* **Task to complete**: Pictures are to be left out. Copy exactly the lines from the one containing "Output the Python" to the one containing "rect.set_visible(False)", both ends kept.

* **Entries provided**:

• • • • •

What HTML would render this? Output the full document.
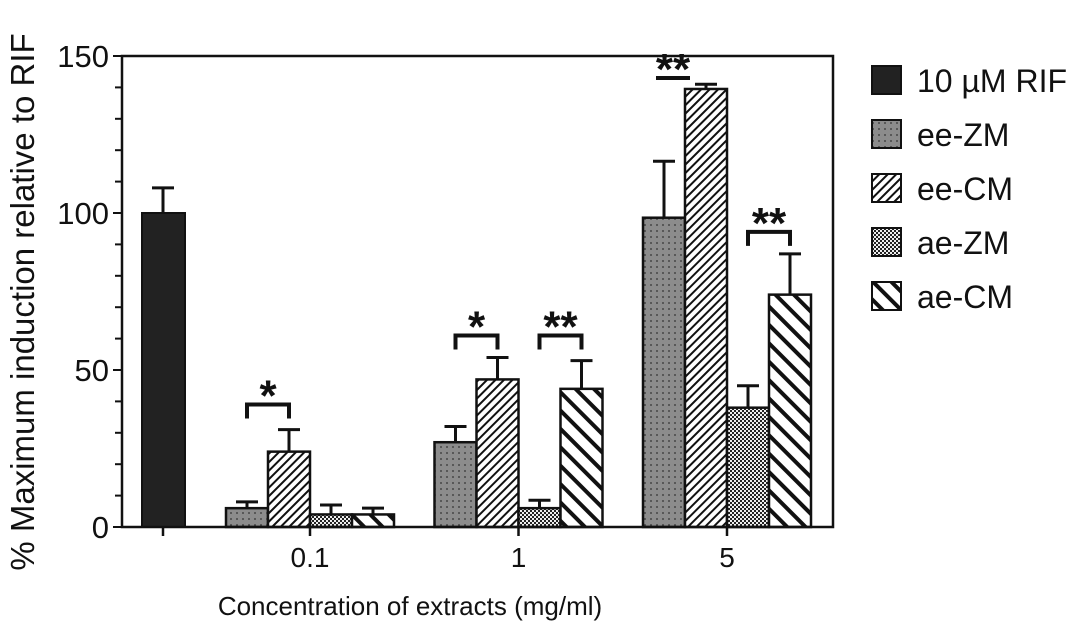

• • • • •

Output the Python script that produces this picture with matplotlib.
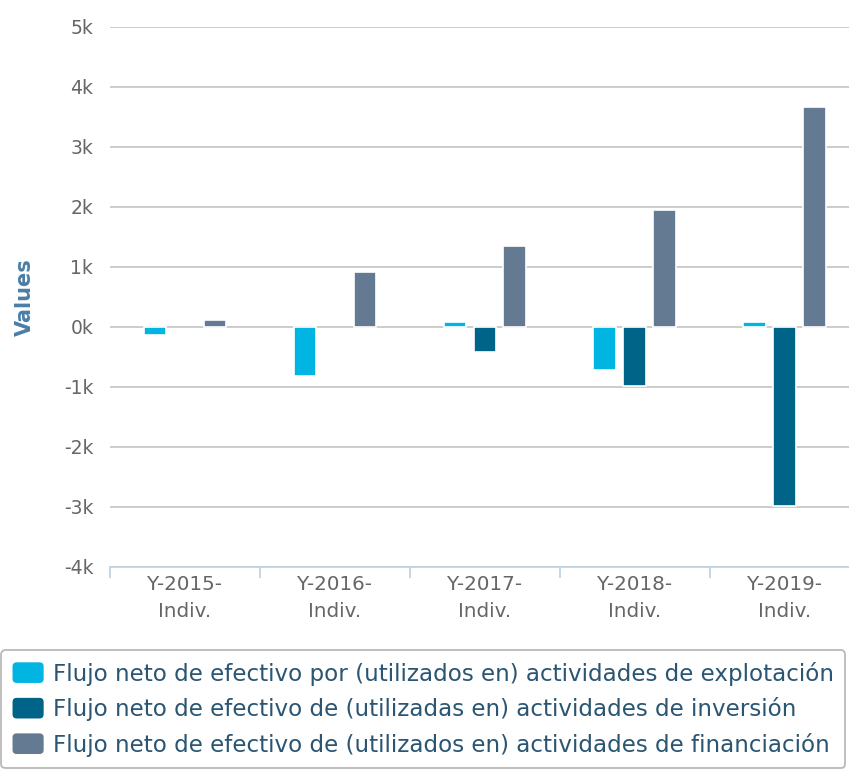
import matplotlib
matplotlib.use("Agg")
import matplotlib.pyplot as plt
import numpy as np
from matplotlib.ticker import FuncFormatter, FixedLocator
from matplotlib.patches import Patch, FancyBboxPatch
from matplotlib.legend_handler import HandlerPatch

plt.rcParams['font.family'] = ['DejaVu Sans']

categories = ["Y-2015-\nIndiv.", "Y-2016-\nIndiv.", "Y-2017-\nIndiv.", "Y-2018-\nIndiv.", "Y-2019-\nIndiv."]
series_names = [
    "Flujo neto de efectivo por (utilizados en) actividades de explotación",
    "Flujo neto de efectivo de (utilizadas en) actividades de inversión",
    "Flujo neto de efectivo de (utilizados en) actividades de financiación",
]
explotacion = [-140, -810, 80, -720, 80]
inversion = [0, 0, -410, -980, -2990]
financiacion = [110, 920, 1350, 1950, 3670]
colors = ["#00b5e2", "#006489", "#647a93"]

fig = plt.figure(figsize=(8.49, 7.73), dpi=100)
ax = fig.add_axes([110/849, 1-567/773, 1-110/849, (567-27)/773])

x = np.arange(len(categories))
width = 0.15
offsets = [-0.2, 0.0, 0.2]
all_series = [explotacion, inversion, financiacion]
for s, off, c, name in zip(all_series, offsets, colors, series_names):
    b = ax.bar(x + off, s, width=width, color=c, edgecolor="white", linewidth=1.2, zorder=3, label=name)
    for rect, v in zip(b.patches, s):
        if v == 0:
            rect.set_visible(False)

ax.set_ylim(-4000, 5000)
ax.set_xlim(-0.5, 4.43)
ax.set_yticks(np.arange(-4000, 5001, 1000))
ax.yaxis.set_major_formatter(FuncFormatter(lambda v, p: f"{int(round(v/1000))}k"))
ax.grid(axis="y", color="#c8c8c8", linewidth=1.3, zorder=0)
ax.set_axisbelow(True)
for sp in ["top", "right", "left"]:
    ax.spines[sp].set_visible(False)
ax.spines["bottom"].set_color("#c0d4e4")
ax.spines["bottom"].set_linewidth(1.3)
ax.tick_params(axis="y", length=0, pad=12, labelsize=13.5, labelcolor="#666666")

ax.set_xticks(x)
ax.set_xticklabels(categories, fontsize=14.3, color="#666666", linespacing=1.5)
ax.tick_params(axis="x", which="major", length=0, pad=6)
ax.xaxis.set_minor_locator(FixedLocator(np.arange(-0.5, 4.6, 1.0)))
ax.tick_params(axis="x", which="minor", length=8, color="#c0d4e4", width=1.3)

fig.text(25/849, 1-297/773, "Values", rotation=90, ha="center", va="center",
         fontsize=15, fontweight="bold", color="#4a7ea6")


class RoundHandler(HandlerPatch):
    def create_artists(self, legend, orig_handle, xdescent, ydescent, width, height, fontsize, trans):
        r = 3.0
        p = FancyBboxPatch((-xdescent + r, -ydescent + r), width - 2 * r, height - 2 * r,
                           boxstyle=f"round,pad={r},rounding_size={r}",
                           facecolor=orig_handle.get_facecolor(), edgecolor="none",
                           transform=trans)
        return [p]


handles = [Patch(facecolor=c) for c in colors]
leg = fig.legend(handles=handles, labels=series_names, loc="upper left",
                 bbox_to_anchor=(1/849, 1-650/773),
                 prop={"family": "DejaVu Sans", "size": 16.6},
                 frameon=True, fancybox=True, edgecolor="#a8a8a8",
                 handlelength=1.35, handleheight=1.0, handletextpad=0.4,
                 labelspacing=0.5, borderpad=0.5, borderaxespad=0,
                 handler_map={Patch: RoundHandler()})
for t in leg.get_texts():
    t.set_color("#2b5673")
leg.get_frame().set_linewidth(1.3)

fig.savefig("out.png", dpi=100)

• • • • •

* **Written solution**:
Output the Python script that produces this picture with matplotlib.
import matplotlib
matplotlib.use("Agg")
import matplotlib.pyplot as plt
import numpy as np
from matplotlib.ticker import FuncFormatter, FixedLocator
from matplotlib.patches import Patch, FancyBboxPatch
from matplotlib.legend_handler import HandlerPatch

plt.rcParams['font.family'] = ['DejaVu Sans']

categories = ["Y-2015-\nIndiv.", "Y-2016-\nIndiv.", "Y-2017-\nIndiv.", "Y-2018-\nIndiv.", "Y-2019-\nIndiv."]
series_names = [
    "Flujo neto de efectivo por (utilizados en) actividades de explotación",
    "Flujo neto de efectivo de (utilizadas en) actividades de inversión",
    "Flujo neto de efectivo de (utilizados en) actividades de financiación",
]
explotacion = [-140, -810, 80, -720, 80]
inversion = [0, 0, -410, -980, -2990]
financiacion = [110, 920, 1350, 1950, 3670]
colors = ["#00b5e2", "#006489", "#647a93"]

fig = plt.figure(figsize=(8.49, 7.73), dpi=100)
ax = fig.add_axes([110/849, 1-567/773, 1-110/849, (567-27)/773])

x = np.arange(len(categories))
width = 0.15
offsets = [-0.2, 0.0, 0.2]
all_series = [explotacion, inversion, financiacion]
for s, off, c, name in zip(all_series, offsets, colors, series_names):
    b = ax.bar(x + off, s, width=width, color=c, edgecolor="white", linewidth=1.2, zorder=3, label=name)
    for rect, v in zip(b.patches, s):
        if v == 0:
            rect.set_visible(False)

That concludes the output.